Trussed Mono Pitch Roof >15°

For a Trussed Roof Pitch >15°, according to BS5250 (British Standards Management of moisture in buildings), a calculated airflow of 10,000mm² per linear metre at the eaves is required to manage moisture in the roof cavity. This is achieved by creating a calculated, unimpeded airflow system that will allow outside air into the roof cavity, past the insulation at the eaves complying with H1 and NZS4246:2016 and existing through the ridge cap of the roof at the high point, by means of negative pressure created by the applied ridge vent and the natural convection of the warm internal air. This manages moisture created/generated by means of construction moisture and occupancy behaviour. To manage and reduce the risk of dew point transference from roofing iron to underside of underlay caused by variance of temperature, creating separation and ventilation between the iron and underlay is recommended.

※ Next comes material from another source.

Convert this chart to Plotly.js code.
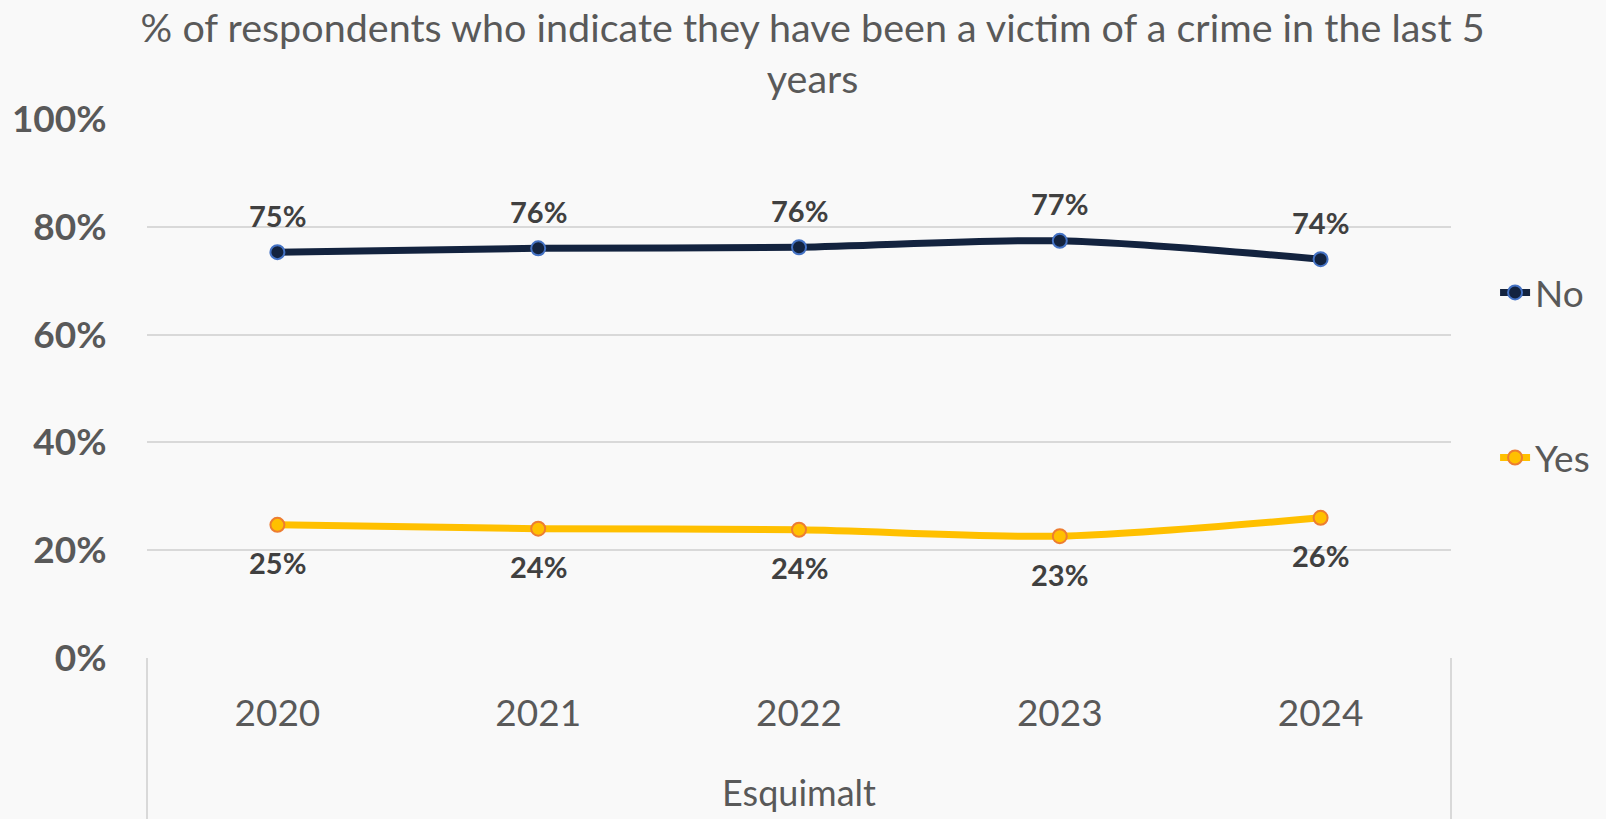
<!DOCTYPE html>
<html>
<head>
<meta charset="utf-8">
<script src="https://cdn.plot.ly/plotly-3.0.1.min.js"></script>
<style>html,body{margin:0;padding:0;background:#f9f9f9;}#chart{width:1606px;height:819px;}</style>
</head>
<body>
<div id="chart"></div>
<script>
const years = ["2020", "2021", "2022", "2023", "2024"];
const noValues = [75.3, 76.0, 76.2, 77.4, 74.0];
const yesValues = [24.7, 24.0, 23.8, 22.6, 26.0];
const yTicks = [0, 20, 40, 60, 80, 100];
const yTickText = ["0%", "20%", "40%", "60%", "80%", "100%"];
const groupLabel = "Esquimalt";
const titleText = "% of respondents who indicate they have been a victim of a crime in the last 5<br>years";

const FONT = "Lato, 'Open Sans', sans-serif";

const traces = [
  {
    type: "scatter", mode: "lines+markers", name: "No", x: years, y: noValues,
    line: {color: "#13233f", width: 7, shape: "spline", smoothing: 0.8},
    marker: {size: 14, color: "#13233f", line: {color: "#4472c4", width: 2}},
    legendgroup: "no"
  },
  {
    type: "scatter", mode: "lines+markers", name: "Yes", x: years, y: yesValues,
    line: {color: "#ffc000", width: 7, shape: "spline", smoothing: 0.8},
    marker: {size: 14, color: "#ffc000", line: {color: "#ed7d31", width: 2}},
    legendgroup: "yes"
  }
];

const labelFont = {family: FONT, size: 29, color: "#404040"};
const annotations = [];
for (let i = 0; i < years.length; i++) {
  annotations.push({x: i, y: noValues[i], xref: "x", yref: "y", text: "<b>" + Math.round(noValues[i]) + "%</b>",
    showarrow: false, yshift: 37, font: labelFont});
  annotations.push({x: i, y: yesValues[i], xref: "x", yref: "y", text: "<b>" + Math.round(yesValues[i]) + "%</b>",
    showarrow: false, yshift: -38, font: labelFont});
}

const layout = {
  width: 1606, height: 819,
  paper_bgcolor: "#f9f9f9", plot_bgcolor: "#f9f9f9",
  margin: {l: 147, r: 154, t: 119, b: 161, pad: 0},
  title: {text: titleText, x: 0.506, xanchor: "center", y: 0.949, yanchor: "top",
    font: {family: FONT, size: 39.5, color: "#595959"}},
  showlegend: true,
  legend: {x: 1.033, xanchor: "left", y: 0.735, yanchor: "top", traceorder: "grouped", tracegroupgap: 114,
    font: {family: FONT, size: 37, color: "#595959"}, bgcolor: "rgba(0,0,0,0)"},
  xaxis: {type: "category", range: [-0.5, 4.5], showgrid: false, zeroline: false, showline: false,
    ticks: "outside", ticklen: 23, tickcolor: "rgba(0,0,0,0)",
    tickfont: {family: FONT, size: 37, color: "#595959"},
    title: {text: groupLabel, standoff: 47, font: {family: FONT, size: 36, color: "#595959"}}},
  yaxis: {range: [0, 100], tickmode: "array", tickvals: yTicks, ticktext: yTickText.map(t => "<b>" + t + "</b>"),
    showgrid: true, gridcolor: "#d9d9d9", gridwidth: 2,
    zeroline: false, showline: false, ticks: "outside", ticklen: 32, tickcolor: "rgba(0,0,0,0)",
    tickfont: {family: FONT, size: 37, color: "#595959"}},
  shapes: [
    {type: "line", xref: "paper", yref: "paper", x0: 0, x1: 0, y0: 0, y1: -0.31, line: {color: "#d9d9d9", width: 2}},
    {type: "line", xref: "paper", yref: "paper", x0: 1, x1: 1, y0: 0, y1: -0.31, line: {color: "#d9d9d9", width: 2}}
  ],
  annotations: annotations
};

Plotly.newPlot("chart", traces, layout, {displayModeBar: false});
</script>
</body>
</html>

Trussed Mono Pitch Roof <15°

For a Trussed mono pitch <15°, according to BS5250 (British Standards Management of moisture in buildings), a calculated airflow of 25,000mm² per linear metre at the eaves is required to manage moisture in the roof cavity. This is achieved by creating a calculated, unimpeded airflow system that will allow outside air into the roof cavity, past the insulation at the eaves complying with H1 and NZS4246:2016 and existing through the ridge cap of the roof at the high point (Barge/apron), by means of negative pressure created by the applied ridge vent and the natural convection of the warm internal air. This manages moisture created/generated by means of construction moisture and occupancy behaviour. To manage and reduce the risk of dew point transference from roofing iron to underside of underlay caused by variance of temperature, creating separation and ventilation between the iron and underlay is recommended.

Pitched Skillion Roof

For a Pitched Skillion Roof , according to BS5250 (British Standards Management of moisture in buildings), a calculated airflow of 25,000mm² per linear metre at the eaves and a minimum of 5mm2 per linear meter at the high point (barge) is required to manage moisture in the roof cavity. This is achieved by creating a calculated, unimpeded airflow system that will allow outside air into the roof cavity, above the insulation throughout the roof cavity, complying with H1 and NZS4246:2016 and existing through the ridge cap of the roof at the high point (ridge), by means of negative pressure created by the applied ridge vent and the natural convection of the warm internal air. This manages moisture created/generated by means of construction moisture and occupancy behaviour. To ensure there are no blockage points through the roof cavity a 20mm vented batten is applied on top of purlins. To manage and reduce the risk of dew point transference from roofing iron to underside of underlay caused by variance of temperature, creating separation and ventilation between the iron and underlay is recommended.

Mono Pitch Skillion Roof

For a Mono Pitch Skillion Roof, according to BS5250 (British Standards Management of moisture in buildings), a calculated airflow of 25,000mm² per linear metre at the eaves and a minimum of 5mm2 per linear meter at the high point (barge) is required to manage moisture in the roof cavity. This is achieved by creating a calculated, unimpeded airflow system that will allow outside air into the roof cavity, past the insulation at the eaves complying with H1 and NZS4246:2016 and existing through the ridge cap of the roof at the high point (Barge/apron), by means of negative pressure created by the applied ridge vent and the natural convection of the warm internal air. This manages moisture created/generated by means of construction moisture and occupancy behaviour. To ensure there are no blockage points through the roof cavity a 20mm vented batten is applied on top of purlins. To manage and reduce the risk of dew point transference from roofing iron to underside of underlay caused by variance of temperature, creating separation and ventilation between the iron and underlay is recommended.